SHORT PROBLEM -
Retype exactly what runs from the first line of the data to the line with "ZERO_POS = -0.48", keeping both of those lines and skipping pictures.

Entries with chart source code:
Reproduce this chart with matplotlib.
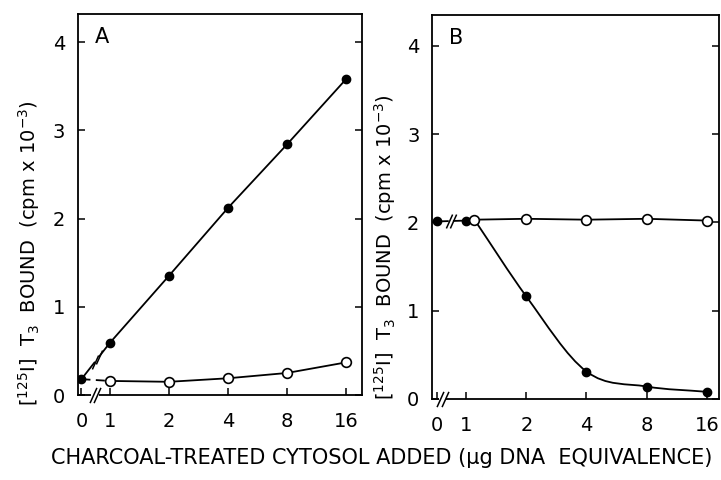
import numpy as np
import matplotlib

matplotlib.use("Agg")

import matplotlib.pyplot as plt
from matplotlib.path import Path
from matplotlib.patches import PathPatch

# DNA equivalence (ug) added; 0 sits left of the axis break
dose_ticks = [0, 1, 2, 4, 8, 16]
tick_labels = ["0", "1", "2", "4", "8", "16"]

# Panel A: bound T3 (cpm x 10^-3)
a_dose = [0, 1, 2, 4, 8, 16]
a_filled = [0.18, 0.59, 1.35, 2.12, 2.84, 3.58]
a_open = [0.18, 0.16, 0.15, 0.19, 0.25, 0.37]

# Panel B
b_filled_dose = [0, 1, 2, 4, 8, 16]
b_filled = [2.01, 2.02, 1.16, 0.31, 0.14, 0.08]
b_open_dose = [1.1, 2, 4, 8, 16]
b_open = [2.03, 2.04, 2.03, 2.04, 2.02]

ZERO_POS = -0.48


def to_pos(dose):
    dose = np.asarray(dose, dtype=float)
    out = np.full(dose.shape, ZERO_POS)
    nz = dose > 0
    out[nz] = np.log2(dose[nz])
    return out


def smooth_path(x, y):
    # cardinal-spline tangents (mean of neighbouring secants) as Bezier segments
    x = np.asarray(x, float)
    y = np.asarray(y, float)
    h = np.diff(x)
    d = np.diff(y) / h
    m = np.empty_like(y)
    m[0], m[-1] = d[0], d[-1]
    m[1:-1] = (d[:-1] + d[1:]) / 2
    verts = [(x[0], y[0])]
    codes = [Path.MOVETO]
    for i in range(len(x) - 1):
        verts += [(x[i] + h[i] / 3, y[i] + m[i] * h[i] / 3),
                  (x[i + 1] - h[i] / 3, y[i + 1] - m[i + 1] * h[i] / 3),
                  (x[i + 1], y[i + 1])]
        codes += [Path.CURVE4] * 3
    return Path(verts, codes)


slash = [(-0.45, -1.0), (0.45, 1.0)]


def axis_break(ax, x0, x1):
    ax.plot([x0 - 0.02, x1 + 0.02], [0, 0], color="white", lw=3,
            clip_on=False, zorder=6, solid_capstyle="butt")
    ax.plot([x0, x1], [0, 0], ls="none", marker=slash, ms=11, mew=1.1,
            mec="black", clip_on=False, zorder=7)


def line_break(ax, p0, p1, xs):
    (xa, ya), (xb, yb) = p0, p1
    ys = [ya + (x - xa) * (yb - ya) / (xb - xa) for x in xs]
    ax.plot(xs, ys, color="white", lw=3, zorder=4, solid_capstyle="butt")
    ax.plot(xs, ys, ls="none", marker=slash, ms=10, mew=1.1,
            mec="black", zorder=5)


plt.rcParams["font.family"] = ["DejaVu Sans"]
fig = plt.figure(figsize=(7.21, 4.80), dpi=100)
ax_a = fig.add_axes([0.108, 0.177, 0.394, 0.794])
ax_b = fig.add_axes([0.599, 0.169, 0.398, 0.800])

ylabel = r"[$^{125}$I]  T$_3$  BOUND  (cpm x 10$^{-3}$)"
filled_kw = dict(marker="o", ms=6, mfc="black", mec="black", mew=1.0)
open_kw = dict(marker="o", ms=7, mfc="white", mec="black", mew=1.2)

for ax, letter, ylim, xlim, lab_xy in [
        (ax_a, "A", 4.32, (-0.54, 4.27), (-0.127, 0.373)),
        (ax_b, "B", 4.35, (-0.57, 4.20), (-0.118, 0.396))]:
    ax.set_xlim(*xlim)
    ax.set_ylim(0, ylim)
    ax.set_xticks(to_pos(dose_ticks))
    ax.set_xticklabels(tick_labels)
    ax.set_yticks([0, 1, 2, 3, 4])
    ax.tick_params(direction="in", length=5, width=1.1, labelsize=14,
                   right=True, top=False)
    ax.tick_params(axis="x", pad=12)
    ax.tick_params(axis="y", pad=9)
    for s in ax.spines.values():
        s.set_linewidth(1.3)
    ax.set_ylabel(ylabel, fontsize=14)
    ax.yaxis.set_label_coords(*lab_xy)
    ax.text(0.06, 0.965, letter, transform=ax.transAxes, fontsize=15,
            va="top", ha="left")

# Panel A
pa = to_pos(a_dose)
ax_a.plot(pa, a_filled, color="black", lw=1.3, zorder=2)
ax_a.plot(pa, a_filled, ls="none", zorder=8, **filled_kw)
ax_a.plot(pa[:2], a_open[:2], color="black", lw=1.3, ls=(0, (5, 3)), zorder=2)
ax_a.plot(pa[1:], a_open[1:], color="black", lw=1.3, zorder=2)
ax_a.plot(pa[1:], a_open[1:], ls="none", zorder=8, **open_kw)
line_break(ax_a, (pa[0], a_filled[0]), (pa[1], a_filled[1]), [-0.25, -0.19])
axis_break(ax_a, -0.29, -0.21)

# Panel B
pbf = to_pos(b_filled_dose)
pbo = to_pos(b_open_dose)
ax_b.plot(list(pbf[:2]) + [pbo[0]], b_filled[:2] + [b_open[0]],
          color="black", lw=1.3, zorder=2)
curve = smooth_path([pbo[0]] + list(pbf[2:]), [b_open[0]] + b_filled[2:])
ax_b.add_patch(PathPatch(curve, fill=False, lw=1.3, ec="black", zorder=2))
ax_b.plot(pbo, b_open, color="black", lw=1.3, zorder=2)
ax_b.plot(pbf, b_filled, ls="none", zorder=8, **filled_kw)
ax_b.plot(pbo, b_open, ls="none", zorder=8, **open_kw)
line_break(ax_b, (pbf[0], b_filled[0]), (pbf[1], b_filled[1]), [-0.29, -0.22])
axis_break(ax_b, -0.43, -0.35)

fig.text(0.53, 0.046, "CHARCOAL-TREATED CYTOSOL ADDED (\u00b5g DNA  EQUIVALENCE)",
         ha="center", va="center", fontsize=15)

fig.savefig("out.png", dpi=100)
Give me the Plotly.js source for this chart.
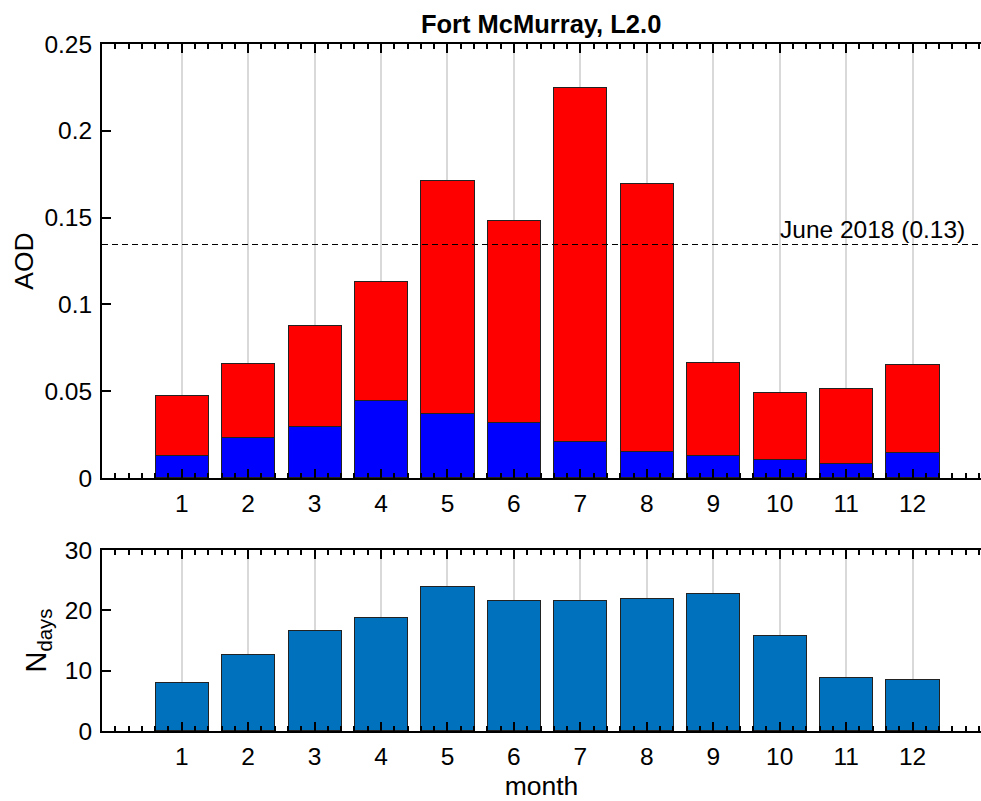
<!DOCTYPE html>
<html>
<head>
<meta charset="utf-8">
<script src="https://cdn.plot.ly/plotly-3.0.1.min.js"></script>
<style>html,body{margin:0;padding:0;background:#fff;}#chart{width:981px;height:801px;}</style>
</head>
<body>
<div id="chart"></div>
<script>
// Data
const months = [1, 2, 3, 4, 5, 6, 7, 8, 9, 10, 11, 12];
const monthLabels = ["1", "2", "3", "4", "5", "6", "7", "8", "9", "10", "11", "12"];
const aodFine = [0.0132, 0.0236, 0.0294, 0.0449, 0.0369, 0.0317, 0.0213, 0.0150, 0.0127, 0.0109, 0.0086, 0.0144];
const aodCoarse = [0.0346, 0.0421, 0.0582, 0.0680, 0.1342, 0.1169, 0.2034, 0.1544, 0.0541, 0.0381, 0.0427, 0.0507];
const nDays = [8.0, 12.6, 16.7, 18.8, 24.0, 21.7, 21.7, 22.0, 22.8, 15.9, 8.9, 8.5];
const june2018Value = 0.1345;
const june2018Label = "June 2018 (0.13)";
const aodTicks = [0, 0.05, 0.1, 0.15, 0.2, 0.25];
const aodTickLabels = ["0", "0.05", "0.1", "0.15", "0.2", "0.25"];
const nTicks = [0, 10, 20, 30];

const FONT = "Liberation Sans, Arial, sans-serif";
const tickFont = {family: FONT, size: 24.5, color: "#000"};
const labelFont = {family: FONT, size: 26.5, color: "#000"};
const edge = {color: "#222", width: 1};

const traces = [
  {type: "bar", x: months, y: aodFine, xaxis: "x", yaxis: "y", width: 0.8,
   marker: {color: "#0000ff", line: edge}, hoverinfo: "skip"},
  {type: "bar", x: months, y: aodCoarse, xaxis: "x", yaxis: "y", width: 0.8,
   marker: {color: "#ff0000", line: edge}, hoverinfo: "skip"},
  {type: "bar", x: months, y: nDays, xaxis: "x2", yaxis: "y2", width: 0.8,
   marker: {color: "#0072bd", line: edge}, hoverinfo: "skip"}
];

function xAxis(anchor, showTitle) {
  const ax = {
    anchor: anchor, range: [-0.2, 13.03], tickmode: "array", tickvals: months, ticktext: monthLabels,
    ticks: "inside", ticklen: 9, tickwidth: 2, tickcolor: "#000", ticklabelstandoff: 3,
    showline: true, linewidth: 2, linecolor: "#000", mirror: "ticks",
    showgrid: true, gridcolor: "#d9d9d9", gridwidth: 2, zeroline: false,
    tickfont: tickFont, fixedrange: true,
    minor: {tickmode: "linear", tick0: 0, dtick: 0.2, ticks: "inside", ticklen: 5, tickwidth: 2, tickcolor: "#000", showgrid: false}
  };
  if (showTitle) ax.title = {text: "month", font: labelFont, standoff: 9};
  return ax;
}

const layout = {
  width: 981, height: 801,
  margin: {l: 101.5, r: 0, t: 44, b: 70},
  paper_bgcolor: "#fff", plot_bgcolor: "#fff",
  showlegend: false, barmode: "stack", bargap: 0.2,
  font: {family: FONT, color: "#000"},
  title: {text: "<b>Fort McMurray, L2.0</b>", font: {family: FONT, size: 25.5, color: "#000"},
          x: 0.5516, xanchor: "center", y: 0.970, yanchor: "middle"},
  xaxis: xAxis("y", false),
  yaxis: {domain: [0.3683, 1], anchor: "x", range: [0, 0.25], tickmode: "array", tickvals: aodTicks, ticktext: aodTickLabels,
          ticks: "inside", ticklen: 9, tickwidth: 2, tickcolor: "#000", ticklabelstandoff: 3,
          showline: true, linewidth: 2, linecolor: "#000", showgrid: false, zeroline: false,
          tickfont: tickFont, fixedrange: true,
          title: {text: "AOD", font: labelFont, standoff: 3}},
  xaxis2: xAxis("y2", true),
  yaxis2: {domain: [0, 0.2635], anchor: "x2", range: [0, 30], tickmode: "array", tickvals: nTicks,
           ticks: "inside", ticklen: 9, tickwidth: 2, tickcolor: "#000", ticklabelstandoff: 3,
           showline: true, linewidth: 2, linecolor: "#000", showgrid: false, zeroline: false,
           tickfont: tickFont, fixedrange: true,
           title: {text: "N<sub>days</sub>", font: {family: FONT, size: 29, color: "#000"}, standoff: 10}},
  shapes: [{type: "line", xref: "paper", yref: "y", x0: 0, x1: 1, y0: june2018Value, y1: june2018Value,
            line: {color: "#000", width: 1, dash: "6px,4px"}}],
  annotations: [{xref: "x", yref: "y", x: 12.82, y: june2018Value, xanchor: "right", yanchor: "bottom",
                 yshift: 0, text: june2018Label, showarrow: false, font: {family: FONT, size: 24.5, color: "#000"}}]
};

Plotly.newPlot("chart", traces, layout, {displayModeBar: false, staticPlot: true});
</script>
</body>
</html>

RESPONSE TO THIS EXERCISE -
Reproduce this chart with matplotlib.
import numpy as np
import matplotlib

matplotlib.use("Agg")

import matplotlib.pyplot as plt
from matplotlib.path import Path
from matplotlib.patches import PathPatch

# DNA equivalence (ug) added; 0 sits left of the axis break
dose_ticks = [0, 1, 2, 4, 8, 16]
tick_labels = ["0", "1", "2", "4", "8", "16"]

# Panel A: bound T3 (cpm x 10^-3)
a_dose = [0, 1, 2, 4, 8, 16]
a_filled = [0.18, 0.59, 1.35, 2.12, 2.84, 3.58]
a_open = [0.18, 0.16, 0.15, 0.19, 0.25, 0.37]

# Panel B
b_filled_dose = [0, 1, 2, 4, 8, 16]
b_filled = [2.01, 2.02, 1.16, 0.31, 0.14, 0.08]
b_open_dose = [1.1, 2, 4, 8, 16]
b_open = [2.03, 2.04, 2.03, 2.04, 2.02]

ZERO_POS = -0.48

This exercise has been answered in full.